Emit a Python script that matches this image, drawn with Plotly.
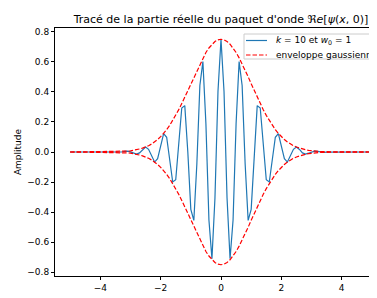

* * *

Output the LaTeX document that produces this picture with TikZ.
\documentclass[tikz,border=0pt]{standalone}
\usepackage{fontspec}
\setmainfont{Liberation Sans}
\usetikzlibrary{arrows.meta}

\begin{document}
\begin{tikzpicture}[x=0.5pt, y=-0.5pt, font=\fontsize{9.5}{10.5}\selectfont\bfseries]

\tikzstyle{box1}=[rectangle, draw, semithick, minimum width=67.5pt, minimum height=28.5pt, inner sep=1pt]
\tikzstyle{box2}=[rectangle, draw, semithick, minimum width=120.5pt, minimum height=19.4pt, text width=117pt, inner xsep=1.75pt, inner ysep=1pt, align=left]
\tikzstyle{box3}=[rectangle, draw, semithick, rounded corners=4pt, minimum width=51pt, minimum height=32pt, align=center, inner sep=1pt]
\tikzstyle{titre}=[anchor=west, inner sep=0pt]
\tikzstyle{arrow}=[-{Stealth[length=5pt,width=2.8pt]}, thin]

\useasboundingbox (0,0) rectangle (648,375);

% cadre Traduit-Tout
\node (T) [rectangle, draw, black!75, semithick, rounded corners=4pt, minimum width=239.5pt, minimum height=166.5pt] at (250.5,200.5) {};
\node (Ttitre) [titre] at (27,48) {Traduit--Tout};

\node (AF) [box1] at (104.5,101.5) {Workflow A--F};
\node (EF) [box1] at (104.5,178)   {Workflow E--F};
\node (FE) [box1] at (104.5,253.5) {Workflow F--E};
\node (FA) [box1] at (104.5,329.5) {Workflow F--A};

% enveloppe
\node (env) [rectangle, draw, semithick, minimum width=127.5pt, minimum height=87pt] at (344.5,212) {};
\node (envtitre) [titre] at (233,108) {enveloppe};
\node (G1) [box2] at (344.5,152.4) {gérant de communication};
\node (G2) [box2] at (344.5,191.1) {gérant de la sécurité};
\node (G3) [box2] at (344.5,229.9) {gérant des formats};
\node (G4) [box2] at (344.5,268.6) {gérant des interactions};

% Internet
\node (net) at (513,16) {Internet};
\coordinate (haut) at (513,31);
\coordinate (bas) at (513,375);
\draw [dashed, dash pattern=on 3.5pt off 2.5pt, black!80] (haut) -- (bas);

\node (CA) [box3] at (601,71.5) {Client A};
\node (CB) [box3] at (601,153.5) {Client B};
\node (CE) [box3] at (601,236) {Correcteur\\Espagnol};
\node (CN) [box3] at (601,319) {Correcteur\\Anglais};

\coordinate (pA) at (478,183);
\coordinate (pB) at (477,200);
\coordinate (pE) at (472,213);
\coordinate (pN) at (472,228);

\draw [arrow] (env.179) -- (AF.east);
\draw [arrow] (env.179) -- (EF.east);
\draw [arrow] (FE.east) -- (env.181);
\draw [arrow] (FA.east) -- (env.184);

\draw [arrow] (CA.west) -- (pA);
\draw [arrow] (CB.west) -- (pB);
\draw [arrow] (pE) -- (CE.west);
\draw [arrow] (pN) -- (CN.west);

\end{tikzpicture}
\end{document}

--

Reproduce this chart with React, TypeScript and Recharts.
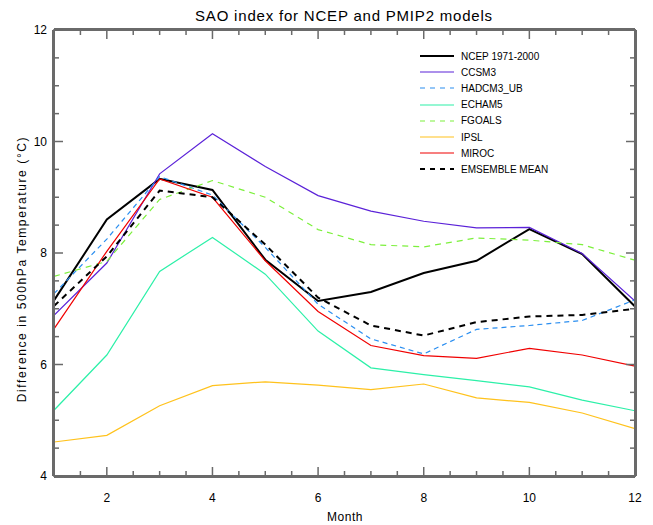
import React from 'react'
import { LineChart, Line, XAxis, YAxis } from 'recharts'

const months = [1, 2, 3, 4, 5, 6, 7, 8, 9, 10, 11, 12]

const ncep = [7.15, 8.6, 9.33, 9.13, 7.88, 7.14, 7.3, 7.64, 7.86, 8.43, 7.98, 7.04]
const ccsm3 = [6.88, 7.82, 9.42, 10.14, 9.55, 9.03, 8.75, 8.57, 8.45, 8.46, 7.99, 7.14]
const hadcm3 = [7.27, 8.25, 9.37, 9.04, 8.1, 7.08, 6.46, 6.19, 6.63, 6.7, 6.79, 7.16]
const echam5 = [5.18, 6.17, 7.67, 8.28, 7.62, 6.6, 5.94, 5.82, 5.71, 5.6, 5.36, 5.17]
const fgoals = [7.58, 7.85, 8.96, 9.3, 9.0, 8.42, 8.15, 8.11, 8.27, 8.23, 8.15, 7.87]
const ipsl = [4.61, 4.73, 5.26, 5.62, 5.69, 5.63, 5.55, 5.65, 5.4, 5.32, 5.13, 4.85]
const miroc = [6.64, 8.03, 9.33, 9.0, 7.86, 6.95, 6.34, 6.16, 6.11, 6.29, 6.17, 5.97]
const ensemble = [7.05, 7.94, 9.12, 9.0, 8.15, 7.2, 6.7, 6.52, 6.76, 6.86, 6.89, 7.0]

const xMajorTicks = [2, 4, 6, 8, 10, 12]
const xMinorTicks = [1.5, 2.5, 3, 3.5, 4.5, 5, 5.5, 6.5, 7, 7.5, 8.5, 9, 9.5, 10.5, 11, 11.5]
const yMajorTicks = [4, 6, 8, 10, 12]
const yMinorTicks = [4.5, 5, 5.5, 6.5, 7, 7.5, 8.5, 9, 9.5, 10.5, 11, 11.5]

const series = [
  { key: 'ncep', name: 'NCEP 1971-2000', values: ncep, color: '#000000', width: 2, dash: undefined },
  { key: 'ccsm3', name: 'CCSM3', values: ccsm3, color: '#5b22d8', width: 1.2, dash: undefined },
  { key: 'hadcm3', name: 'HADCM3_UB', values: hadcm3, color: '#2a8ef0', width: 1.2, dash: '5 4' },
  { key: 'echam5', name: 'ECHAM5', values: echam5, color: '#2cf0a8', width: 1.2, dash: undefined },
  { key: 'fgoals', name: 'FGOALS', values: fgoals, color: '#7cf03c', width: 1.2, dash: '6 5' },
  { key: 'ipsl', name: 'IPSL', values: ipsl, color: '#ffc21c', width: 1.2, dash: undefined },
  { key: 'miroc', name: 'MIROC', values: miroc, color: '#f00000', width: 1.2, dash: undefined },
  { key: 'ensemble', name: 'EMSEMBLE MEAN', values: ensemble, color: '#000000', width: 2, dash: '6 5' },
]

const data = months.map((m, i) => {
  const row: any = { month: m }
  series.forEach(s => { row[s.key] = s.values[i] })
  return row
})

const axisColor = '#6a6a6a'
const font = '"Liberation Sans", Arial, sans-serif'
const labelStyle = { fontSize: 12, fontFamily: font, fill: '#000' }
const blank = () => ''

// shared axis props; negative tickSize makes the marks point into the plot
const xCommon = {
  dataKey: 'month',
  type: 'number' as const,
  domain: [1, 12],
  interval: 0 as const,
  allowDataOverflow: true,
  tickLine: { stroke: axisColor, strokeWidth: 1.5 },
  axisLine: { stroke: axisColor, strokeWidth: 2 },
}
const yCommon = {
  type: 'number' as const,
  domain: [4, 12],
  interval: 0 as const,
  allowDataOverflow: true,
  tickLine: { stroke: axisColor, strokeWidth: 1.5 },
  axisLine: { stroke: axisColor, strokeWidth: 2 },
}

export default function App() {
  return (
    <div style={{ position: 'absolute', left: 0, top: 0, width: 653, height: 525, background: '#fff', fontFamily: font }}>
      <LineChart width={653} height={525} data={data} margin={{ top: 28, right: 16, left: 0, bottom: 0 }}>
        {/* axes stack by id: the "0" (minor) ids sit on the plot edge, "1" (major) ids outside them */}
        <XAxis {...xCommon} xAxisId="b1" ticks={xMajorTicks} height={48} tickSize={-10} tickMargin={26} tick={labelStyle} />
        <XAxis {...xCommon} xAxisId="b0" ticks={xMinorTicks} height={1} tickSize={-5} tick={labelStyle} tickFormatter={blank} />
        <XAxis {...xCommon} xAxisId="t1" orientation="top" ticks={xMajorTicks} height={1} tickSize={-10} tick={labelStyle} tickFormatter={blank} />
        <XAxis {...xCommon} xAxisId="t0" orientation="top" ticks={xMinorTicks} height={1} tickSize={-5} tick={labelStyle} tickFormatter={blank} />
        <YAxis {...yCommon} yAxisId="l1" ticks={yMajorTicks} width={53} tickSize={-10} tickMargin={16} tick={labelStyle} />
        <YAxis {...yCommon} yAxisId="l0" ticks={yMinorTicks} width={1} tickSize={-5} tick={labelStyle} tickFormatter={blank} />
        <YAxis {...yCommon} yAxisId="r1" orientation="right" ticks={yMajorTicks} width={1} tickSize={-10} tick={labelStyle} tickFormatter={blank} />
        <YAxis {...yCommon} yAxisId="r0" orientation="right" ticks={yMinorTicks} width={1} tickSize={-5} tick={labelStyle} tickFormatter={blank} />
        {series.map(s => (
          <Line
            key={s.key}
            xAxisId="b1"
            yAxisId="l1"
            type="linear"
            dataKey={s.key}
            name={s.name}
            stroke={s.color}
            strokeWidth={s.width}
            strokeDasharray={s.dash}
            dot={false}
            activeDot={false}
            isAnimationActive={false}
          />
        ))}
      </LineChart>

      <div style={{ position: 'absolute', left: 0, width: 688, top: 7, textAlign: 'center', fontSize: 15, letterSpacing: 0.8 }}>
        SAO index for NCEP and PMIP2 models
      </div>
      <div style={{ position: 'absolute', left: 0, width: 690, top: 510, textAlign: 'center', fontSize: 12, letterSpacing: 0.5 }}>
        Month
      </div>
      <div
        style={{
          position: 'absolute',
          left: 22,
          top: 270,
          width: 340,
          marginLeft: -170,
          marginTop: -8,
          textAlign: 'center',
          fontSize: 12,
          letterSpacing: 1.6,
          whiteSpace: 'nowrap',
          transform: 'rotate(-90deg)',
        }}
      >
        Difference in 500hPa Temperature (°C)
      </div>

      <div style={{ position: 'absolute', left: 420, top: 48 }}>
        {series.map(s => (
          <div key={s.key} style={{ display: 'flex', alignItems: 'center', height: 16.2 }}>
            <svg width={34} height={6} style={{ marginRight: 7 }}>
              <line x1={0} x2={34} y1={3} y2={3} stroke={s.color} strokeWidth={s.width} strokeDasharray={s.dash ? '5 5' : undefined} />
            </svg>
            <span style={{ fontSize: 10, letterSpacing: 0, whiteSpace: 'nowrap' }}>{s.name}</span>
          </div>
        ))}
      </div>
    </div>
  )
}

STATED EXERCISE => In the listing above, find the line with "Reproduce this chart" and the line with "10, 11, 12]". Copy exactly those two and every line between, without the pictures.

WRITTEN SOLUTION =>
Reproduce this chart with React, TypeScript and Recharts.
import React from 'react'
import { LineChart, Line, XAxis, YAxis } from 'recharts'

const months = [1, 2, 3, 4, 5, 6, 7, 8, 9, 10, 11, 12]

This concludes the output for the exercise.